Of course I wanted to be there for the first day of Kindergarten, are you kidding? I’d kill for the luxury of being part of every milestone and important moment. But, like so many other moms out there – I work. My husband’s schedule is far more flexible than my own so we tag team it and somehow manage to make it work. Dave took Christiana to school for her first week of half days and I arranged to take her in the following week for her first full day.( I never anticipated the angst involved in packing a lunch but that’s another sin filled confession that I’ll get to next time.)
So, in I walked, holding my little Christiana Kindergartner’s hand, feeling like the mother of the year as I proudly escorted my little girl to her class, when I had the most horrific reality check of my life. The moms aren’t the only ones judging me, the kids are judging me too.
We were barely in the door when a little bratty boy announced for all to hear.
“Christiana, you’re late. Why did your Mommy bring you to school late. You already missed announcements.” We were literally 3 minutes late, are you kidding me, kid?!
And if that wasn’t bad enough – another little Judge Judy in the making chimed in…
“Are you Christiana’s Mommy? We’ve never seen you here before.
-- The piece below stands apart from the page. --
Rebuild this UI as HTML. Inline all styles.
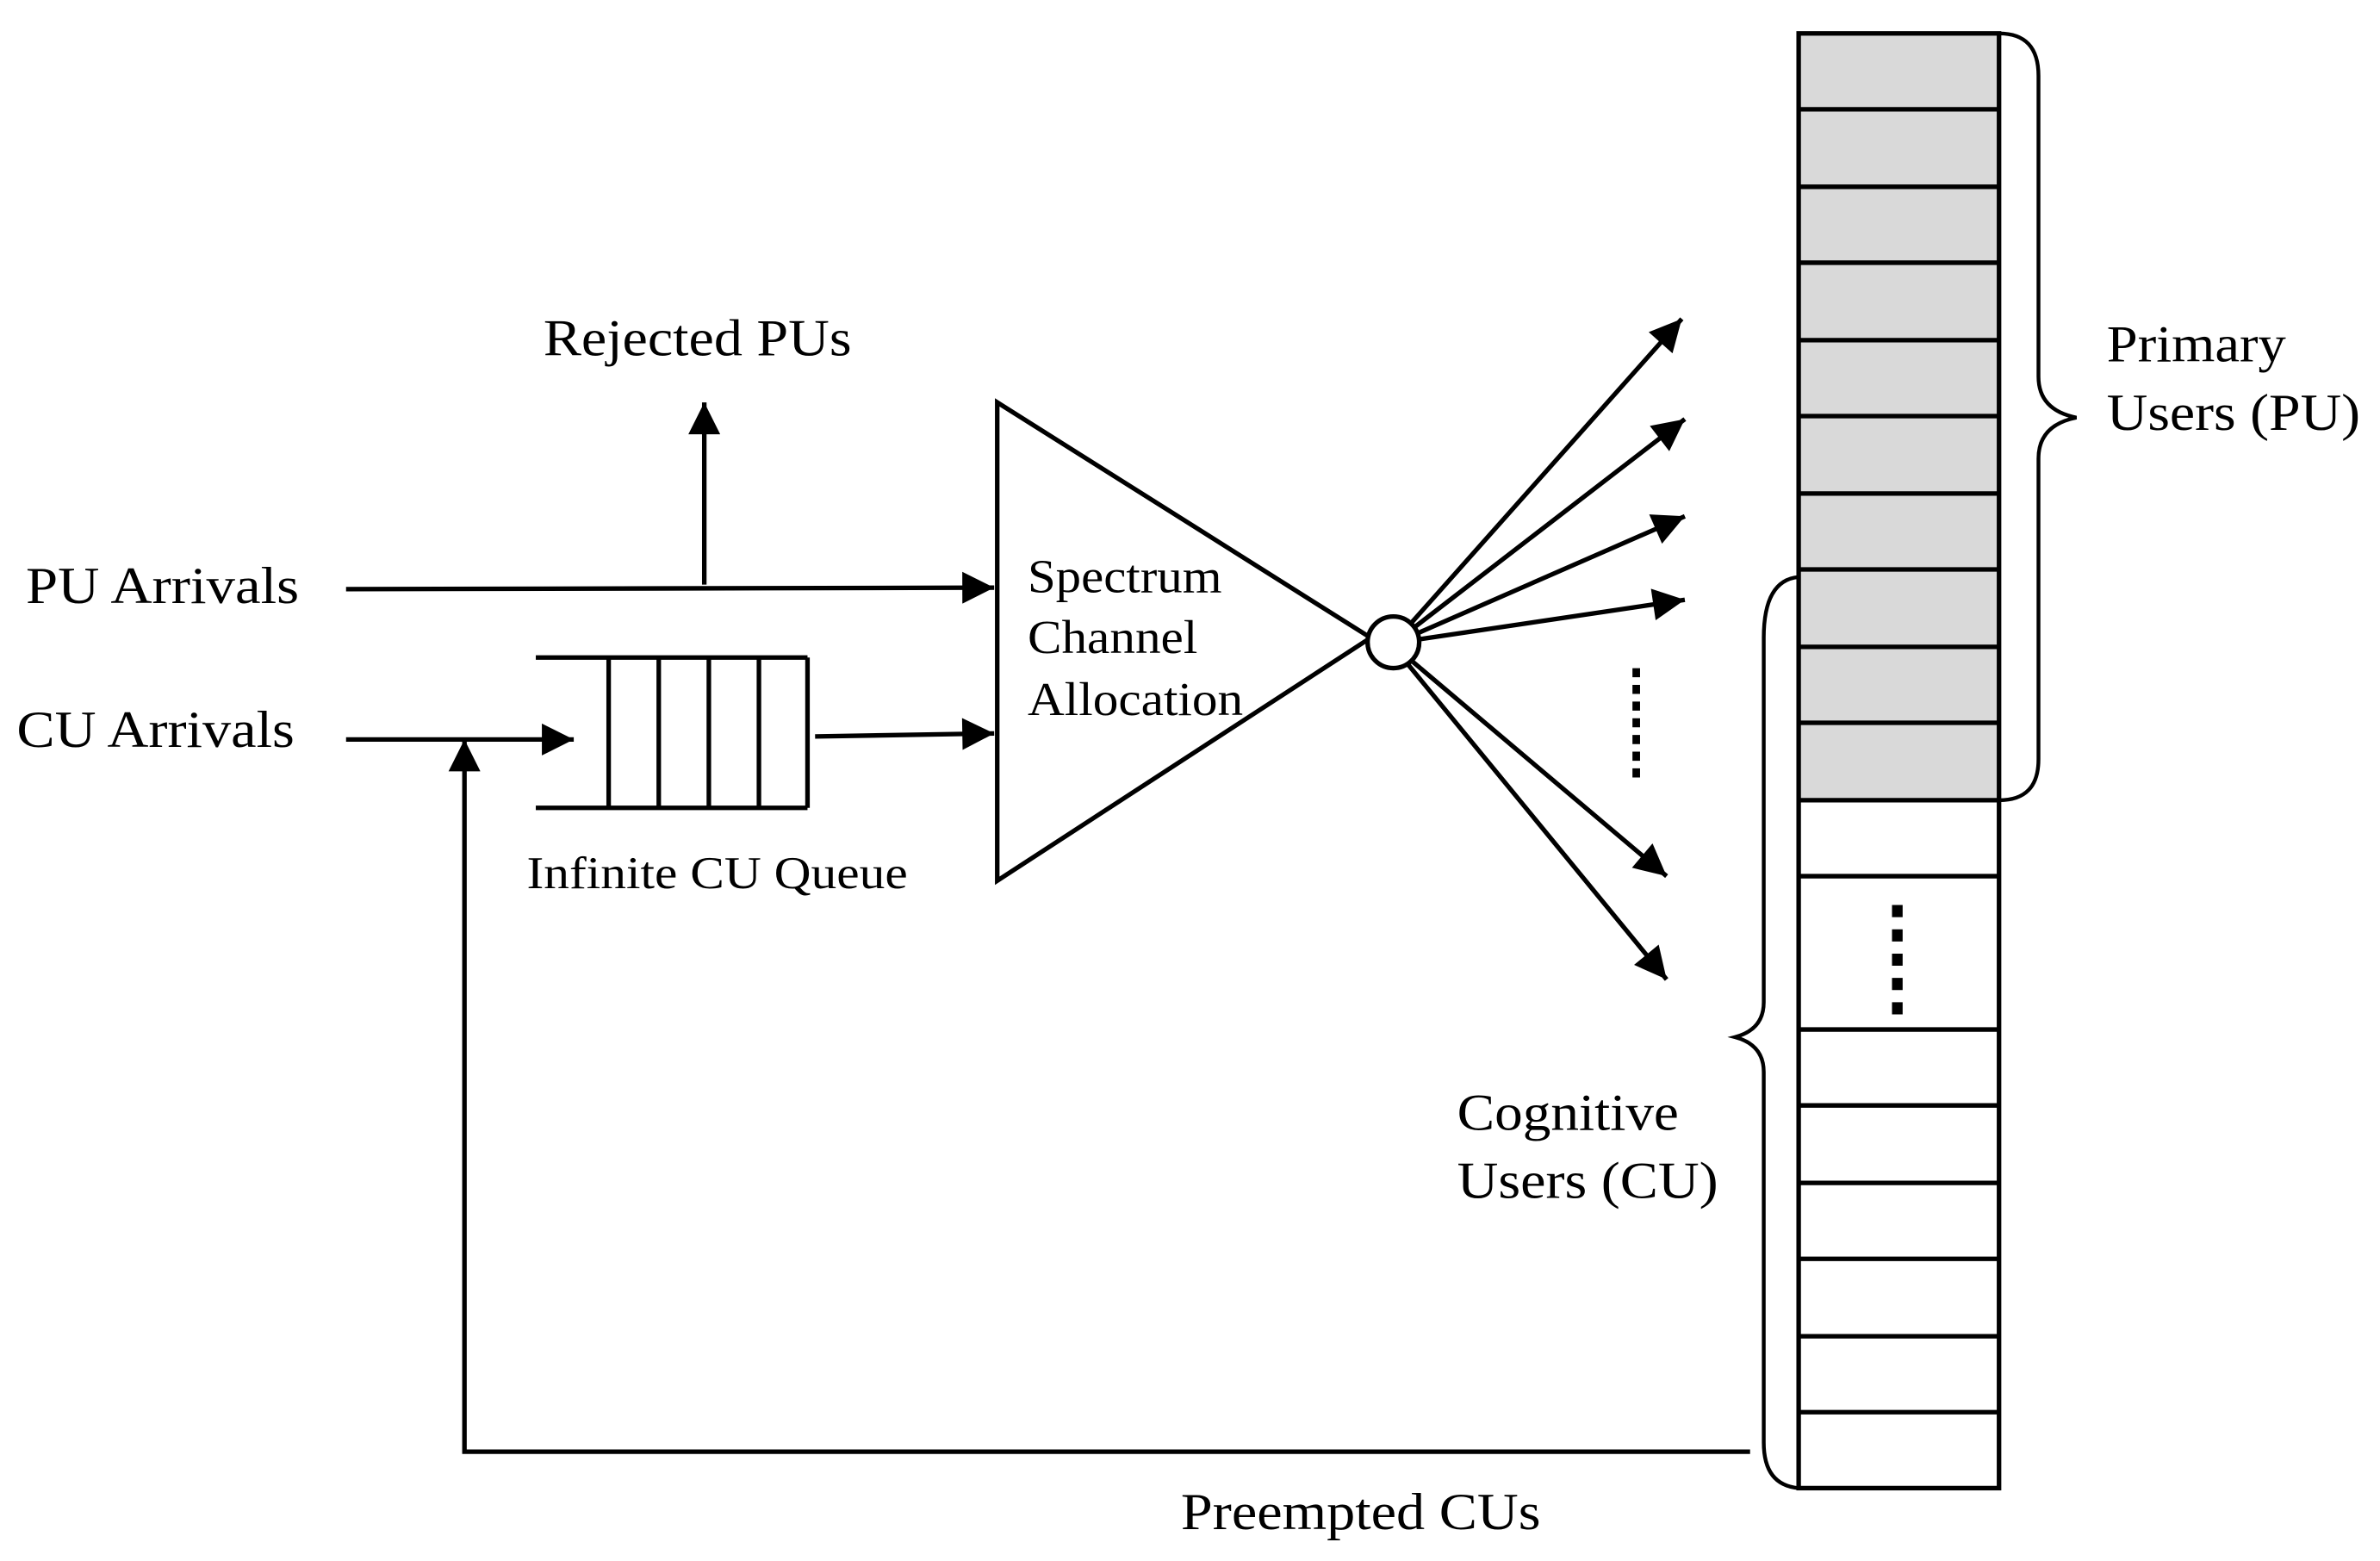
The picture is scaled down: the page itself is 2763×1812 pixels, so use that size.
<!DOCTYPE html>
<html><head><style>html,body{margin:0;padding:0;background:#fff}svg{display:block}</style></head>
<body>
<svg width="2763" height="1812" viewBox="0 0 1568 1028" preserveAspectRatio="none" xmlns="http://www.w3.org/2000/svg">
<defs>
<marker id="a" viewBox="0 0 10 10" refX="10" refY="5" markerWidth="9" markerHeight="7" orient="auto" markerUnits="strokeWidth">
<path d="M0,0 L10,5 L0,10 z" fill="#000"/></marker>
</defs>
<g stroke="#000" stroke-width="3" fill="none">
<rect x="1185" y="22" width="132" height="505" fill="#d9d9d9" stroke="none"/>
<rect x="1185" y="22" width="132" height="958"/>
<path d="M1185 72H1317M1185 123H1317M1185 173H1317M1185 224H1317M1185 274H1317M1185 325H1317M1185 375H1317M1185 426H1317M1185 476H1317M1185 527H1317M1185 577H1317M1185 678H1317M1185 728H1317M1185 779H1317M1185 829H1317M1185 880H1317M1185 930H1317"/>
<path d="M1317 22 Q1343 22 1343 50 L1343 248 Q1343 270 1368 275 Q1343 280 1343 302 L1343 500 Q1343 527 1317 527" stroke-width="2.5"/>
<path d="M1185 380 Q1162 382 1162 420 L1162 660 Q1162 678 1143 683 Q1162 688 1162 706 L1162 950 Q1162 978 1185 980" stroke-width="2.5"/>
<path d="M657 265 L657 580 L903 420 Z" />
<circle cx="918" cy="423" r="17" fill="#fff"/>
<g marker-end="url(#a)">
<line x1="930" y1="410" x2="1108" y2="210"/>
<line x1="932" y1="413" x2="1110" y2="276"/>
<line x1="934" y1="417" x2="1110" y2="340"/>
<line x1="935" y1="421" x2="1110" y2="395"/>
<line x1="931" y1="436" x2="1098" y2="577"/>
<line x1="928" y1="438" x2="1098" y2="645"/>
<line x1="228" y1="388" x2="655" y2="387"/>
<line x1="464" y1="385" x2="464" y2="265"/>
<line x1="228" y1="487" x2="378" y2="487"/>
<line x1="537" y1="485" x2="655" y2="483"/>
<path d="M1153 956 L306 956 L306 487"/>
</g>
<path d="M353 433H532M353 532H532M401 433V532M434 433V532M467 433V532M500 433V532M532 433V532"/>
<line x1="1078" y1="440" x2="1078" y2="515" stroke-width="5" stroke-dasharray="6,5"/>
<line x1="1250" y1="596" x2="1250" y2="670" stroke-width="7" stroke-dasharray="8,8"/>
</g>
<g font-family="'Liberation Serif', serif" font-size="34" fill="#000">
<text x="17" y="397" textLength="180" lengthAdjust="spacingAndGlyphs">PU Arrivals</text>
<text x="11" y="492" textLength="183" lengthAdjust="spacingAndGlyphs">CU Arrivals</text>
<text x="358" y="234" textLength="203" lengthAdjust="spacingAndGlyphs">Rejected PUs</text>
<text x="677" y="390" font-size="31" textLength="128" lengthAdjust="spacingAndGlyphs">Spectrum</text>
<text x="677" y="430" font-size="31" textLength="112" lengthAdjust="spacingAndGlyphs">Channel</text>
<text x="677" y="471" font-size="31" textLength="142" lengthAdjust="spacingAndGlyphs">Allocation</text>
<text x="347" y="585" font-size="30" textLength="251" lengthAdjust="spacingAndGlyphs">Infinite CU Queue</text>
<text x="960" y="744" textLength="146" lengthAdjust="spacingAndGlyphs">Cognitive</text>
<text x="960" y="789" textLength="172" lengthAdjust="spacingAndGlyphs">Users (CU)</text>
<text x="1388" y="238" textLength="118" lengthAdjust="spacingAndGlyphs">Primary</text>
<text x="1388" y="283" textLength="167" lengthAdjust="spacingAndGlyphs">Users (PU)</text>
<text x="778" y="1007" textLength="237" lengthAdjust="spacingAndGlyphs">Preempted CUs</text>
</g>
</svg>
</body></html>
Where have you been?”
UH, how about at work, using my brain and making sure my daughter has a successful, accomplished role model to look up to so she can always be reminded that she can accomplish anything she sets her mind to.
But, that doesn’t seem to matter when your kindergartener wants to fit in with all the other kids in the class.
So, I’ve made a vow to repent, show up on time and make sure I leave little love notes in Christiana’s lunch so she can be like all the other kids who literally compare notes on how much their mommy’s love them.
I made a vow to be a prompt parent but once a sinner, always a sinner. Keep right on judging me ladies, but I never will issue a time out when Christiana slips and says a bad word. After all, guess who she probably heard it from.

Yup, I may always be a sinner, but I’ll never be a hypocrite.